The Rat in the Rose Bushes

Ah, the joys of working from home. One gets to hear one’s wife announce: “There is a rat in the rose garden.”

Yep. Big one too. Strolling around without a care in the world. So it is time to dust off the old pellet gun or encourage the two terriers to earn their keep. I don’t want to trap, because we’ve got a thriving population of chipmunks, and they don’t elicit the same reactions of disgust that Mister Rat does.

I’d pay good money to watch a Skye Terrier’s base instincts kick in, but alas, I’m afraid mine is solidly a couch potato. These things were bred to hunt down Scottish varmints along the rocky shores of the Isle of Skye. Basically big, hairy torpedoes that are dachsunds covered with hair.

The other terrier? It wears clothing for crying out loud. This is not the face of a rat killer.

I love this caption, found elsewhere, of a picture of a Yorkshire Terrier staring at a cute little hamster: “Zoe the terrier’s unforeseen ratting instincts resulted in the loss of Rocky the Siberian Hamster. A year later, and after much careful introduction, Zoe is friends with Couscous and several other hedgehogs.”
I need something that does this — the whole Dickensian – Hogarth, back-alleys of Olde London act.

Which leaves it up to me. John Wayne Churbuck and his trusty pellet gun.

Video blogging — on its way

I’ve been a DV geek for a year and want to mess around with some embedded video on Churbuck.com to trial here some efforts for Lenovo. The question is which WordPress plug-in to enable to make this happen, and whether or not to use Google Video or YouTube as the host — the way I use Flickr for image hosting — so I don’t utterly hose my ISP bills moving video torrents through Churbuck.com.

I need to do more research, but any quick and dirty display options would be appreciated. I have the camera, I know how to firewire the capture into Adobe Premiere, now I want to figure out how to rapidly post it.

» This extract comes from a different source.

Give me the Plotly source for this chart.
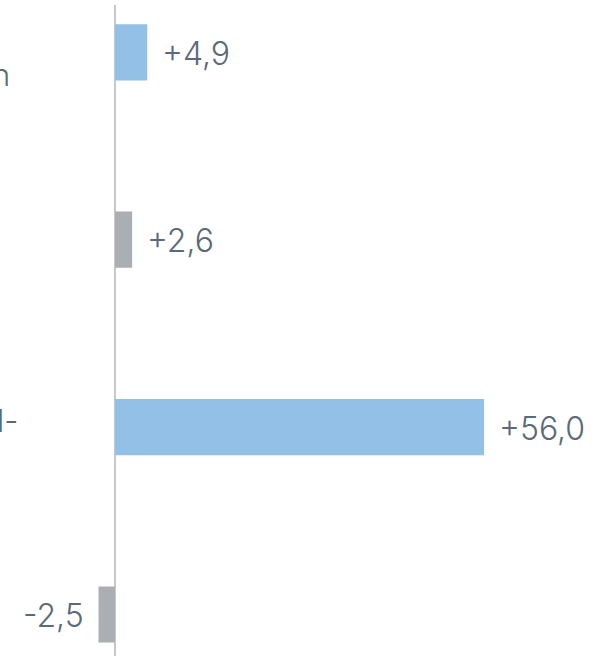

Foldera to take the wraps off the beta next week

Collaborative Technologies Conference to Showcase Collaborative Technology Industry’s Latest Product and News Announcements

“Foldera will release the beta of its long-anticipated work organization and collaboration service for individuals, teams and businesses, which automatically organizes work in the context of key activities, and enables collaboration with others.”

Next week, at a CMP Collaboration Conference, Foldera opens the beta of its online collab tool. I am looking forward to the launch and think people are going to be pretty impressed. When CEO Richard Lusk walked me through an Alpha-demo in early April, I was stunned.

[ Full disclosure: I am on Foldera’s advisory board and hold shares and options in the company]

The Erg is here

So the ultimate exercise tool arrived yesterday, was assembled in five minutes, and immediately I could tell the Dreissegacker Brothers have made some major innovations in their rowing machines. Not only is it quieter, but the performance monitor is a big, big improvement, including a USB cable and a CD so I can drive a laptop with it, and in theory, via my Lenovo X60s WAN antenna, race virtually against other indoor rowers.

It comes with a smart card so I can save workout records, displays a force curve, and does all sorts of geeky things that only a sweaty geek can appreciate. I did a mere 15 minutes this morning, low and slow, and will work up over time to my usual 60 minute slug-fest while listening to thrash music.

How to broaden one’s blog spam

Just post some Chinese characters from a China blog in a quoted post, and bang, up fills the spam queue with more Chinese character spam. There are interesting waves to blog spam. Last week it was mobile phone offers (if someone decides to kill of affiliate web marketing programs, then blog spammers lose all economic incentive to get click throughs. If someone captured one of these fine spammer and slowly sliced them from the soles of their feet upwards with a deli meatslicer set on the thinnest setting, one slice per night, on national television …. I’d watch.